Exercise task: All the data must come back unchanged, except that pictures are left out.

Given data:
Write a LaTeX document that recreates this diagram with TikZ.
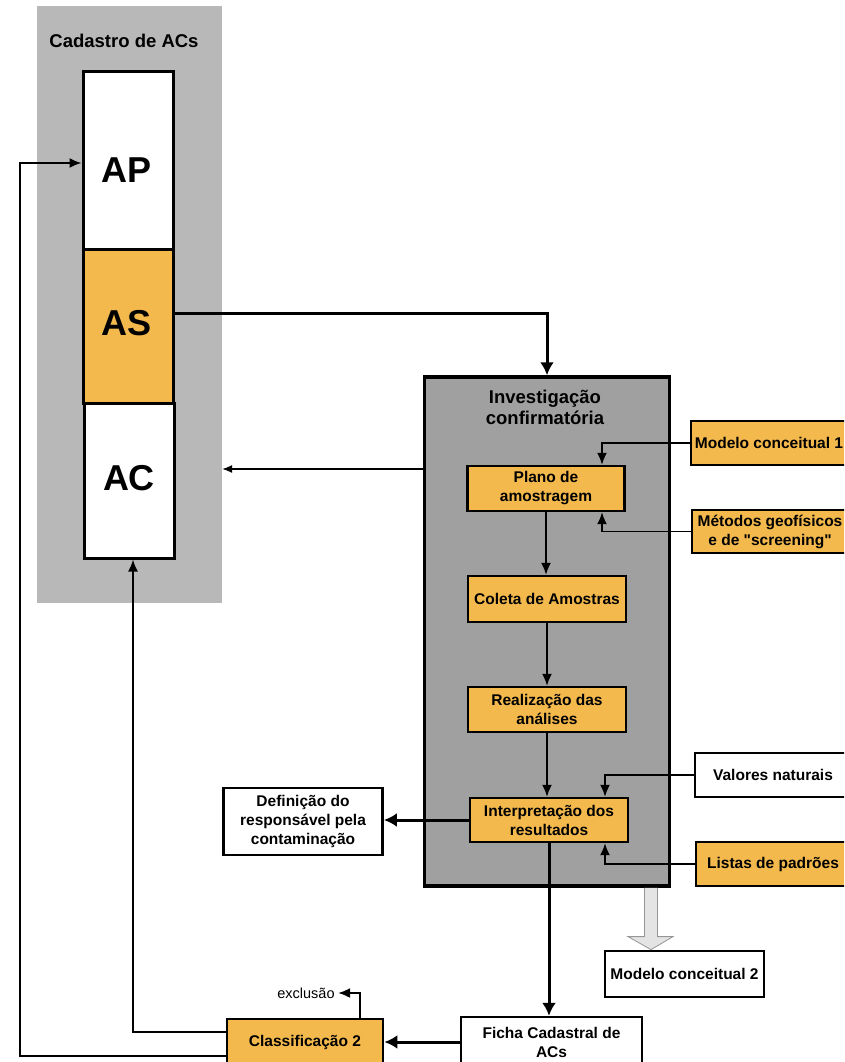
\documentclass[tikz,border=0pt]{standalone}
\usepackage{fontspec}
\setmainfont{Liberation Sans}
\newfontfamily\plainq{Liberation Sans}
\usetikzlibrary{arrows.meta,calc}
\definecolor{cadgray}{RGB}{184,184,184}
\definecolor{invgray}{RGB}{160,160,160}
\definecolor{orng}{RGB}{243,185,77}
\definecolor{hollowfill}{RGB}{228,228,228}
\definecolor{hollowdraw}{RGB}{150,150,150}
\newcommand{\sq}{{\plainq\bfseries "}}
\begin{document}
\begin{tikzpicture}[x=1pt,y=-1pt,
  box/.style={draw, line width=2.4pt, rectangle, inner sep=2pt, align=center, font=\bfseries\fontsize{15.5}{19}\selectfont},
  obox/.style={box, fill=orng},
  wbox/.style={box, fill=white},
  col/.style={draw, line width=3pt, minimum width=90pt, inner sep=0pt},
  big/.style={font=\bfseries\fontsize{36}{40}\selectfont},
  title/.style={align=center, font=\bfseries\fontsize{18.5}{21}\selectfont},
  thinarrow/.style={line width=1.8pt, -{Latex[length=12pt,width=10pt]}},
  hairarrow/.style={line width=1.2pt, -{Latex[length=10pt,width=8pt]}},
  thkarrow/.style={line width=3pt, -{Latex[length=13pt,width=14pt]}},
]
\useasboundingbox (0,0) rectangle (844,1062);
\clip (0,0) rectangle (844,1062);
\fill[white] (0,0) rectangle (844,1062);

% Cadastro de ACs
\node[fill=cadgray, minimum width=185pt, minimum height=597pt, inner sep=0pt] (cad) at (129.5,304.5) {};
\node[title] (cadT) at (124,41) {Cadastro de ACs};
\node[col, fill=white, minimum height=177pt] (ap) at (128,160.5) {};
\node[col, fill=orng, minimum height=154pt] (as) at (128,326) {};
\node[col, fill=white, minimum height=155pt] (ac) at (129,480.5) {};
\node[big] (apT) at (127,170) {AP};
\node[big] (asT) at (127,323) {AS};
\node[big] (acT) at (129,478) {AC};

% Investigacao confirmatoria
\node[draw, line width=3.5pt, fill=invgray, minimum width=245pt, minimum height=509pt, inner sep=0pt] (inv) at (547,631.5) {};
\node[title] (invT) at (545,407.5) {Investigação\\confirmatória};

\node[obox, minimum width=157pt, minimum height=45pt] (plano) at (546,488.5) {Plano de\\amostragem};
\node[obox, minimum width=158pt, minimum height=46pt] (coleta) at (547,599) {Coleta de Amostras};
\node[obox, minimum width=158pt, minimum height=45pt] (realiz) at (547,709.5) {Realização das\\análises};
\node[obox, minimum width=158pt, minimum height=44pt] (interp) at (549,820) {Interpretação dos\\resultados};

\node[wbox, line width=2.8pt, minimum width=159pt, minimum height=67pt] (defin) at (303,821.5) {Definição do\\responsável pela\\contaminação};
\node[obox, minimum width=156pt, minimum height=44pt] (mod1) at (769,443) {Modelo conceitual 1};
\node[obox, minimum width=156pt, minimum height=43pt] (metod) at (770,531.5) {Métodos geofísicos\\e de \sq screening\sq};
\node[wbox, minimum width=156pt, minimum height=44pt] (valor) at (773,775) {Valores naturais};
\node[obox, minimum width=154pt, minimum height=44pt] (listas) at (773,864) {Listas de padrões};
\node[wbox, line width=2.8pt, minimum width=159pt, minimum height=46pt] (mod2) at (684.5,974) {Modelo conceitual 2};
\node[wbox, minimum width=181pt, minimum height=50pt] (ficha) at (551.5,1042) {Ficha Cadastral de\\ACs};
\node[obox, line width=2.8pt, minimum width=156pt, minimum height=46pt] (class) at (305,1042) {Classificação 2};
\node[font=\fontsize{14.5}{17}\selectfont] (excl) at (306,993) {exclusão};

% hollow arrow
\coordinate (hTip) at ([xshift=-33.5pt]mod2.north);
\coordinate (hTop) at (hTip |- inv.south);
\filldraw[draw=hollowdraw, fill=hollowfill, line width=0.8pt]
  ($(hTop)+(-6.5,0)$) -- ($(hTip)+(-6.5,-13)$) -- ($(hTip)+(-23,-13)$) -- (hTip)
  -- ($(hTip)+(22,-13)$) -- ($(hTip)+(6.5,-13)$) -- ($(hTop)+(6.5,0)$);

% connectors
\draw[thkarrow] ([yshift=13pt]as.east) -| (inv.north);
\coordinate (yL) at (0,469);
\draw[hairarrow] (inv.west |- yL) -- (cad.east |- yL);
\draw[thinarrow] (plano.south) -- (plano.south |- coleta.north);
\draw[thinarrow] (coleta.south) -- (coleta.south |- realiz.north);
\draw[thinarrow] (realiz.south) -- (realiz.south |- interp.north);
\draw[thkarrow] (interp.west) -- (interp.west -| defin.east);
\draw[thkarrow] (interp.south) -- (interp.south |- ficha.north);
\draw[thkarrow] (ficha.west) -- (ficha.west -| class.east);
\draw[thinarrow] (mod1.west) -| ([xshift=56pt]plano.north);
\draw[thinarrow] (metod.west) -| ([xshift=56pt]plano.south);
\draw[thinarrow] (valor.west) -| ([xshift=56pt]interp.north);
\draw[thinarrow] (listas.west) -| ([xshift=56pt]interp.south);
\draw[thinarrow] ([xshift=55pt]class.north) |- (excl.east);
\draw[thinarrow] ([yshift=10pt]class.west) -| ([xshift=4pt]ac.south);
\coordinate (lp) at (20,163);
\draw[thinarrow] ([yshift=-14pt]class.west) -| (lp) -- (lp -| ap.west);
\end{tikzpicture}
\end{document}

Written answer:
Write a LaTeX document that recreates this diagram with TikZ.
\documentclass[tikz,border=0pt]{standalone}
\usepackage{fontspec}
\setmainfont{Liberation Sans}
\newfontfamily\plainq{Liberation Sans}
\usetikzlibrary{arrows.meta,calc}
\definecolor{cadgray}{RGB}{184,184,184}
\definecolor{invgray}{RGB}{160,160,160}
\definecolor{orng}{RGB}{243,185,77}
\definecolor{hollowfill}{RGB}{228,228,228}
\definecolor{hollowdraw}{RGB}{150,150,150}
\newcommand{\sq}{{\plainq\bfseries "}}
\begin{document}
\begin{tikzpicture}[x=1pt,y=-1pt,
  box/.style={draw, line width=2.4pt, rectangle, inner sep=2pt, align=center, font=\bfseries\fontsize{15.5}{19}\selectfont},
  obox/.style={box, fill=orng},
  wbox/.style={box, fill=white},
  col/.style={draw, line width=3pt, minimum width=90pt, inner sep=0pt},
  big/.style={font=\bfseries\fontsize{36}{40}\selectfont},
  title/.style={align=center, font=\bfseries\fontsize{18.5}{21}\selectfont},
  thinarrow/.style={line width=1.8pt, -{Latex[length=12pt,width=10pt]}},
  hairarrow/.style={line width=1.2pt, -{Latex[length=10pt,width=8pt]}},
  thkarrow/.style={line width=3pt, -{Latex[length=13pt,width=14pt]}},
]
\useasboundingbox (0,0) rectangle (844,1062);
\clip (0,0) rectangle (844,1062);
\fill[white] (0,0) rectangle (844,1062);

% Cadastro de ACs
\node[fill=cadgray, minimum width=185pt, minimum height=597pt, inner sep=0pt] (cad) at (129.5,304.5) {};
\node[title] (cadT) at (124,41) {Cadastro de ACs};
\node[col, fill=white, minimum height=177pt] (ap) at (128,160.5) {};
\node[col, fill=orng, minimum height=154pt] (as) at (128,326) {};
\node[col, fill=white, minimum height=155pt] (ac) at (129,480.5) {};
\node[big] (apT) at (127,170) {AP};
\node[big] (asT) at (127,323) {AS};
\node[big] (acT) at (129,478) {AC};

% Investigacao confirmatoria
\node[draw, line width=3.5pt, fill=invgray, minimum width=245pt, minimum height=509pt, inner sep=0pt] (inv) at (547,631.5) {};
\node[title] (invT) at (545,407.5) {Investigação\\confirmatória};

\node[obox, minimum width=157pt, minimum height=45pt] (plano) at (546,488.5) {Plano de\\amostragem};
\node[obox, minimum width=158pt, minimum height=46pt] (coleta) at (547,599) {Coleta de Amostras};
\node[obox, minimum width=158pt, minimum height=45pt] (realiz) at (547,709.5) {Realização das\\análises};
\node[obox, minimum width=158pt, minimum height=44pt] (interp) at (549,820) {Interpretação dos\\resultados};

\node[wbox, line width=2.8pt, minimum width=159pt, minimum height=67pt] (defin) at (303,821.5) {Definição do\\responsável pela\\contaminação};
\node[obox, minimum width=156pt, minimum height=44pt] (mod1) at (769,443) {Modelo conceitual 1};
\node[obox, minimum width=156pt, minimum height=43pt] (metod) at (770,531.5) {Métodos geofísicos\\e de \sq screening\sq};
\node[wbox, minimum width=156pt, minimum height=44pt] (valor) at (773,775) {Valores naturais};
\node[obox, minimum width=154pt, minimum height=44pt] (listas) at (773,864) {Listas de padrões};
\node[wbox, line width=2.8pt, minimum width=159pt, minimum height=46pt] (mod2) at (684.5,974) {Modelo conceitual 2};
\node[wbox, minimum width=181pt, minimum height=50pt] (ficha) at (551.5,1042) {Ficha Cadastral de\\ACs};
\node[obox, line width=2.8pt, minimum width=156pt, minimum height=46pt] (class) at (305,1042) {Classificação 2};
\node[font=\fontsize{14.5}{17}\selectfont] (excl) at (306,993) {exclusão};

% hollow arrow
\coordinate (hTip) at ([xshift=-33.5pt]mod2.north);
\coordinate (hTop) at (hTip |- inv.south);
\filldraw[draw=hollowdraw, fill=hollowfill, line width=0.8pt]
  ($(hTop)+(-6.5,0)$) -- ($(hTip)+(-6.5,-13)$) -- ($(hTip)+(-23,-13)$) -- (hTip)
  -- ($(hTip)+(22,-13)$) -- ($(hTip)+(6.5,-13)$) -- ($(hTop)+(6.5,0)$);

% connectors
\draw[thkarrow] ([yshift=13pt]as.east) -| (inv.north);
\coordinate (yL) at (0,469);
\draw[hairarrow] (inv.west |- yL) -- (cad.east |- yL);
\draw[thinarrow] (plano.south) -- (plano.south |- coleta.north);
\draw[thinarrow] (coleta.south) -- (coleta.south |- realiz.north);
\draw[thinarrow] (realiz.south) -- (realiz.south |- interp.north);
\draw[thkarrow] (interp.west) -- (interp.west -| defin.east);
\draw[thkarrow] (interp.south) -- (interp.south |- ficha.north);
\draw[thkarrow] (ficha.west) -- (ficha.west -| class.east);
\draw[thinarrow] (mod1.west) -| ([xshift=56pt]plano.north);
\draw[thinarrow] (metod.west) -| ([xshift=56pt]plano.south);
\draw[thinarrow] (valor.west) -| ([xshift=56pt]interp.north);
\draw[thinarrow] (listas.west) -| ([xshift=56pt]interp.south);
\draw[thinarrow] ([xshift=55pt]class.north) |- (excl.east);
\draw[thinarrow] ([yshift=10pt]class.west) -| ([xshift=4pt]ac.south);
\coordinate (lp) at (20,163);
\draw[thinarrow] ([yshift=-14pt]class.west) -| (lp) -- (lp -| ap.west);
\end{tikzpicture}
\end{document}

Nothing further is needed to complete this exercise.